County offices have been closed, for the most part, and only essential staff will be showing up to work. All county employees will continue to be paid, and nonessential staff will continue to work remotely and stay responsive to their department leads, said County Administrative Officer Ryan Alsop.

In keeping with other state directives, Kern County has canceled gatherings and encouraged the closure of non-essential businesses such as bars and gyms. Restaurants are recommended to encourage take-out only options to patrons.

Alsop said that he and his staff intend to continue operations and services, even as they plan to implement further directives to encourage social distancing to inhibit contagion.

He noted to the board that the emergency declaration will qualify the county for federal and state assistance during the crisis.

Supervisor Mike Maggard commended the work of the public health department during the rapidly developing situation. He asked the board to consider moving to telephonic meetings with streaming options for the public.

Supervisor Zack Scrivner also recommended combining the agendas for the March 24 and 31 meetings, and hold one session on March 31. The board will go into Easter recess after that, and can reevaluate for the April 21 return.

Supervisor Mick Gleason, who represents the Indian Wells Valley, also commended Alsop for his proactive response to the ongoing threat.

“I’m trying to get my head around this,” he said, in relation to the closure of county buildings and potential disruptions to service. “I guess this is where we are at.”

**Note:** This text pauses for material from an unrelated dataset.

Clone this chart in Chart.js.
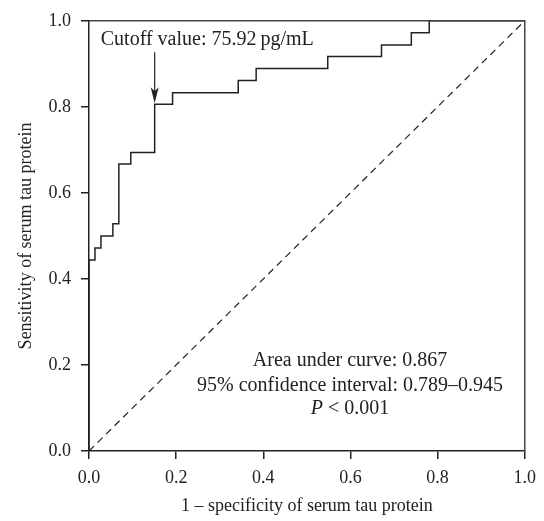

Gleason emphasized the importance of “flattening the curve” — which health officials have characterized as the attempt to slow the spread of virus in order to contain the disease so that the demand on health care institutions does not exceed current capacity.

However, he said, “There are going to be impacts.”

“We are in uncharted waters,” said Alsop, adding that he and his staff were trying to approach the challenge with common sense, calmness and effective planning.

“I want to thank our employees for their continued support and cooperation during this time.” In a couple of weeks, those employees will wake up to find their paychecks deposited and their benefits paid.

“But we also have a lot of people in our community who will be struggling, who are not lucky enough to have a guaranteed paycheck,” said Alsop.

The loss of business for restaurants, bars and other service providers who cannot afford to sustain their employees through a weeks-long closure or downturn will be crippling to many.

“I would ask that our community have an appreciation for those in our service industry who are going to be impacted most,” said Alsop.

He encouraged Kern County residents to keep these service people in mind, and support restaurants and other impacted businesses whenever possible.

“They are worried about where their next paycheck is going to come from. Keep those people in mind.”